My idea is to associate a field called projectId with each pdf file while indexing. Once we get that, we will fire search again for getting project meta data.
This way we could avoid duplicated data. Also, if we want to update the project meta data we will end up updating at a SINGLE PLACE only. Otherwise if we store this meta data with all the pdf doument indexes, we will end up updating all of the documents, which is not the way I am looking for.
please advise.
If I understand you correctly, you have two questions:
Can I store a project id in Lucene and use it for further searches? Yes, you can. This is a common practice.
Can I use this project id to search Lucene for project meta data? Yes, you can. I do not know if this is a good idea. It depends on the frequency of your meta data updates and your access pattern. If the meta data is relatively static, and you only access it by id, Lucene may be a good place to store it. Otherwise, you can use the project id as a primary key to a database table, which could be a better fit.

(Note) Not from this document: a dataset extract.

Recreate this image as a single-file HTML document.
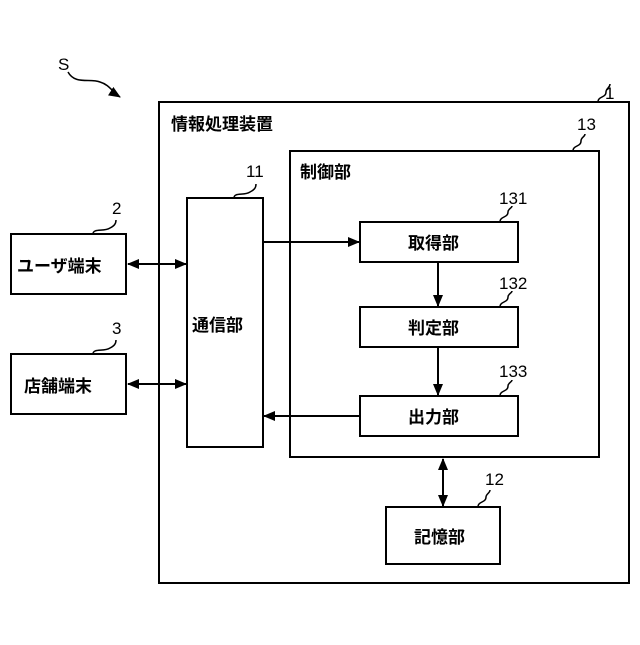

Sounds like a perfectly good thing to do. The only limitation you'll have (by storing a reference to the project in Lucene rather than the project data itself) is that you won't be able to query both the document text and project metadata at the same time. For example, "documentText:foo OR projectName:bar" . If you have no such requirement, then seems like storing the ID in Lucene which refers to a database row is a fine thing to do.
I am not sure on your overall setup, but maybe Hibernate Search is for you. It would allow you to combine the benefits of a relational database with the power of a fulltext search engine like Lucene. The meta data could live in the database, maybe together with the original pdf documents, while the Lucene documents just contain the searchable data.
This is definitely possible. But always be aware of the fact that you're using Lucene for something that it was not intended for. In general, Lucene is designed for full-text search, not for mapping relational content. So the more complex your system your relational content becomes, the more you'll see a decrease in performance.
In particular, there are a few areas to keep a close eye on:
Storing the value of each field in your index will decrease performance. If you are not overly concerned with sub-second search results, or if your index is relatively small, then this may not be a problem.
Also, be aware that if you are not using the default ranking algorithm, and your custom algorithm requires information about the project in order to calculate the score for each document, this will have a dramatic impact on search performance, as well.
If you need a more powerful index that was designed for relational content, there are hierarchical indexing tools out there (one developed by Apache, called Jackrabbit) that are worth looking into.
As your project continues to grow, you might also check out Solr, also developed by Apache, which provides some added functionality, such as multi-faceted search.
You can use Lucene that way;
Pros:
Full-text search is easy to implement, which is not the case in an RDBMS.
Cons:
Referential integrity: you get it for free in an RDBMS, but in Lucene, you must implement it yourself.